According to the Social Market Foundation’s (SMF) research this number will eventually rise to 1.9 million by 2020, affecting the 14 per cent of the UK workforce who are self-employed.
The SMF’s annual Family Resources Survey (FRS) also found that 49 per cent of the UK’s self-employed workforce were low paid on an hourly basis – defined as earning two-thirds or less than employees – compared with 22 per cent of employed people.
It found the problem was particularly noticeable in London, where 18 per cent of workers are self-employed.
This month the National Living Wage came into force meaning anyone over the age of 25 has seen their wage increase to £7.20 per hour; a move the government has said will help more than one million low paid workers.

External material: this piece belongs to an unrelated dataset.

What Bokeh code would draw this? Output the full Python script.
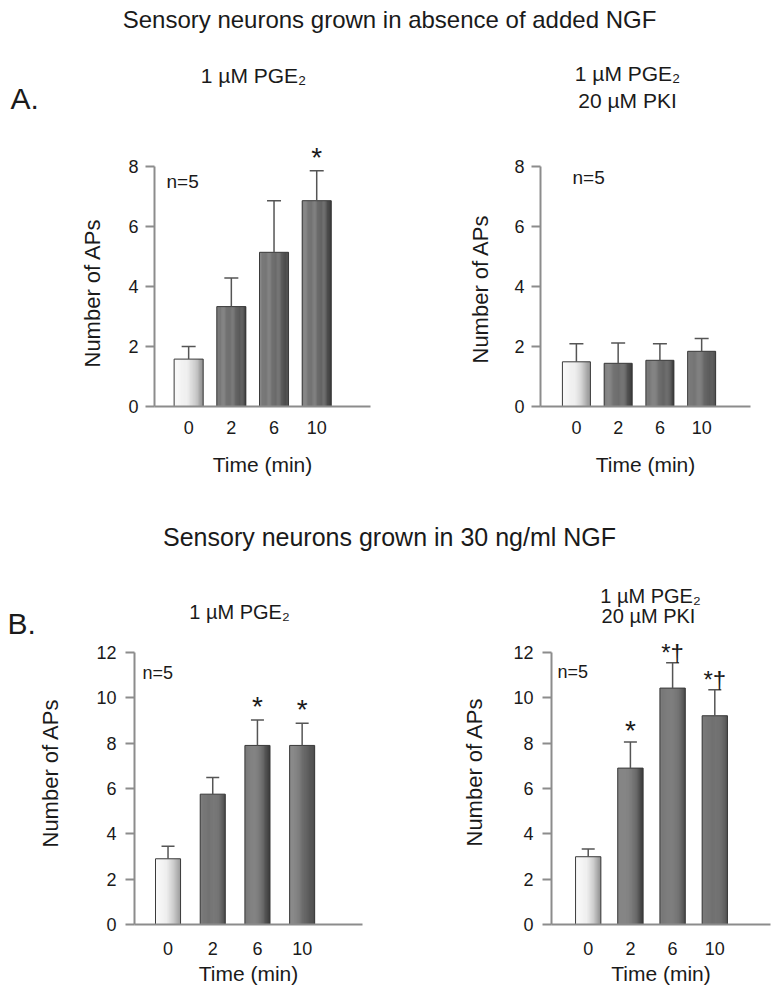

The SMF said its research – funded by the charity Trust for London – also raised concerns that the introduction of the higher National Living Wage provided an “added incentive” for firms to contract out services to self-employed people rather than take them on directly.

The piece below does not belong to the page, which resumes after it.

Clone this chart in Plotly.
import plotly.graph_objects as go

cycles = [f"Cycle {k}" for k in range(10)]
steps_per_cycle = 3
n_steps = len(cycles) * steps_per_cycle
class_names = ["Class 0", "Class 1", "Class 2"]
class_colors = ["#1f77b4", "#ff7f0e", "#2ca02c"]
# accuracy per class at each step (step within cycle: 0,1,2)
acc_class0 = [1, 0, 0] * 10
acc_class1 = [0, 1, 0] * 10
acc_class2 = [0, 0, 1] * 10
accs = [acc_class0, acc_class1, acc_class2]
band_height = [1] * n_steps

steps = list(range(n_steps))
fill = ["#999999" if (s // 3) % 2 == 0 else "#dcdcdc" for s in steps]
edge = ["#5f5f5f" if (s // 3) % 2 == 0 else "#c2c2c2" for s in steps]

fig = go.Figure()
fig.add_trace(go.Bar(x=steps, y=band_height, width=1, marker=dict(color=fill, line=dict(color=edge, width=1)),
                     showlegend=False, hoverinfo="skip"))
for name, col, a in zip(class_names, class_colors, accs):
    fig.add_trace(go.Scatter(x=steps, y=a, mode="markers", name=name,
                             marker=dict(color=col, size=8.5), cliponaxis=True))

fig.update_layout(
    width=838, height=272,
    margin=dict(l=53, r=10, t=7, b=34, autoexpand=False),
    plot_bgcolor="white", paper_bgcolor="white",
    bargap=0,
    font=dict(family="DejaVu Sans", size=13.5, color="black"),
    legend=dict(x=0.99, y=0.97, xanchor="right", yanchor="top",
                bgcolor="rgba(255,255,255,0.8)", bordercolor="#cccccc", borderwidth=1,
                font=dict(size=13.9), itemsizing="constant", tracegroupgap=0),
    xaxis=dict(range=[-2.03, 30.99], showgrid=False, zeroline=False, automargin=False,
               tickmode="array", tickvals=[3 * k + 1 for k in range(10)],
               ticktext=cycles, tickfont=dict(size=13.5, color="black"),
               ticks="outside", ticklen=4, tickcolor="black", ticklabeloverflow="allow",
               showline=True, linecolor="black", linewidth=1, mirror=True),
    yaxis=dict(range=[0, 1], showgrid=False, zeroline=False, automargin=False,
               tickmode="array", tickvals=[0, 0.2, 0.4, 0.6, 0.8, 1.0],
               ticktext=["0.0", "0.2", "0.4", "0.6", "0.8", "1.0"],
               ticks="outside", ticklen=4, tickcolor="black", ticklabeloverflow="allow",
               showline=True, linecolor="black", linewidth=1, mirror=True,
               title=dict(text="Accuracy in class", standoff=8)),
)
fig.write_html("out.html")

“Policies such as the National Living Wage make it artificially more attractive for firms to engage contractors rather than employees, and ignore a large section of low paid workers,” said SMF chief economist Nida Broughton.
A spokesperson for the Department for Business, Innovation and Skills, said: “This government is committed to backing enterprising self-employed people through initiatives like start up loans, tax allowances and by cutting red tape by a further £10 billion.
“Our new National Living Wage will give a boost to over one million low paid workers when it takes effect.”